John McPhee: Annals of the Former World. I love reading geology books, I never tire of them. McPhee’s ambitious multi-volume essay on modern trends in geology, focusing mostly on plate tectonics, is still one of the best ever. Even though I already own all four volumes in the series, I picked this up at Great Basin National Park because I realized this edition is revised, updated, and with a new, fifth book included in the omnibus. He has changed the text, and provided an index, so it was well worth the purchase, and I will enjoy re-reading this masterwork. It’s fun to dip into reading about the Basin & Range when you’re in the region. Of course, this is one of my special places, which I have previously made several poems and a video about: Basin & Range. (Acquired at Great Basin, NV.)

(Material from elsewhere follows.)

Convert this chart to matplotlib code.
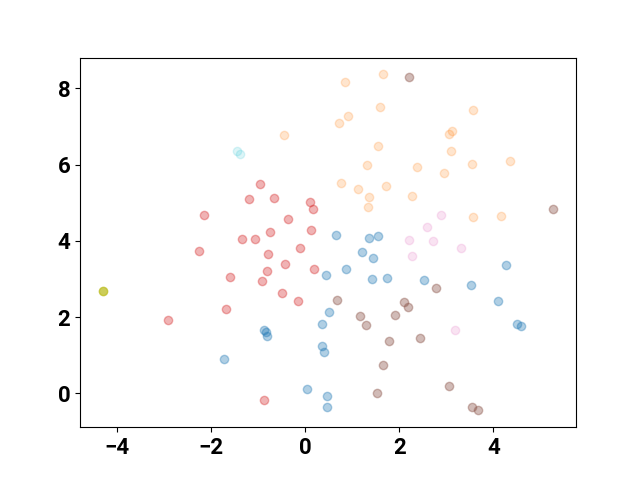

The Artist’s Reality: Philosophies of Art, by Mark Rothko. This is Rothko’s missing book from the 1940s, in which he wrote his ideas about art before he became well-known, and which he preserved but never published. Skimming it, I see he does not talk about his own art much, if at all, so there is no skeleton key here to the meaning of his later, sublime, almost spiritual paintings. But I always enjoy reading what poets and artists and musicians have essayed about their arts; their how-to manuals, their daybooks and notebooks, their random thoughts. Rothko is an artist still controversial and misunderstood, and an artist that speaks very directly to me because his work is strongly pre-verbal, non-narrative, non-representational, but still powerfully emotional and psychological. It is only our verbal-dominant culture that has come to be so biased about the written word over all; poets, who should know better than anyone how words can betray their intentions and meanings, are the worst at assuming that words can explain anything, reveal anything, describe anything. There are so many states of being, and experiences of the sublime, that completely transcend words, or verbal precision, or narrative description, that the presumption of poetry or writing being the “highest art form” is laughable at best, pathetically laughable at worst. It will be interesting to dig into Rothko’s thoughts about art, as I have dug into Escher’s, Mondrian’s, and other artists, not forgetting writing photographers like Edward Weston, and learned from them all. (Acquired at Half Moon Bay, CA.)

A dangling soft-fabric jellyfish, to hang from the rafters once I return home. A gift from a friend, after my visit to the Monterey Aquarium. Something to remind one of those oceanic feelings, watching the pulsing, slow, hypnotic swimming of the moon jellies there. The meditative space in the water around their translucent forms. (Acquired at Monterey, CA.)

This could too easily become a long and continuing list, since I am acquiring new objects as I go, endlessly intrigued by what I can find in thrift stores across the nation; and friends sometimes gift me with things and books as I travel and visit them. It's fascinating to note regional and local variations among what is available in different stores that are otherwise of the same category, separated only by distance. A thrift store in Berkeley, CA, carries different book titles than one in central South Dakota. It's sometimes a function of demographics: college towns, and wealthier suburbs, often have the best pickings. But not always. There are chaotic surprises. Little echoes of some eccentric local who stirred the pot, fell off the deep end, and now their chattels have ended up, one way or another, on the thrift store shelves. Will my own library be exemplary when I'm dead and gone, the books passed on and picked over by friends, or given as donation to the local Goodwill? As long as the books end up in a good home, I'm satisfied.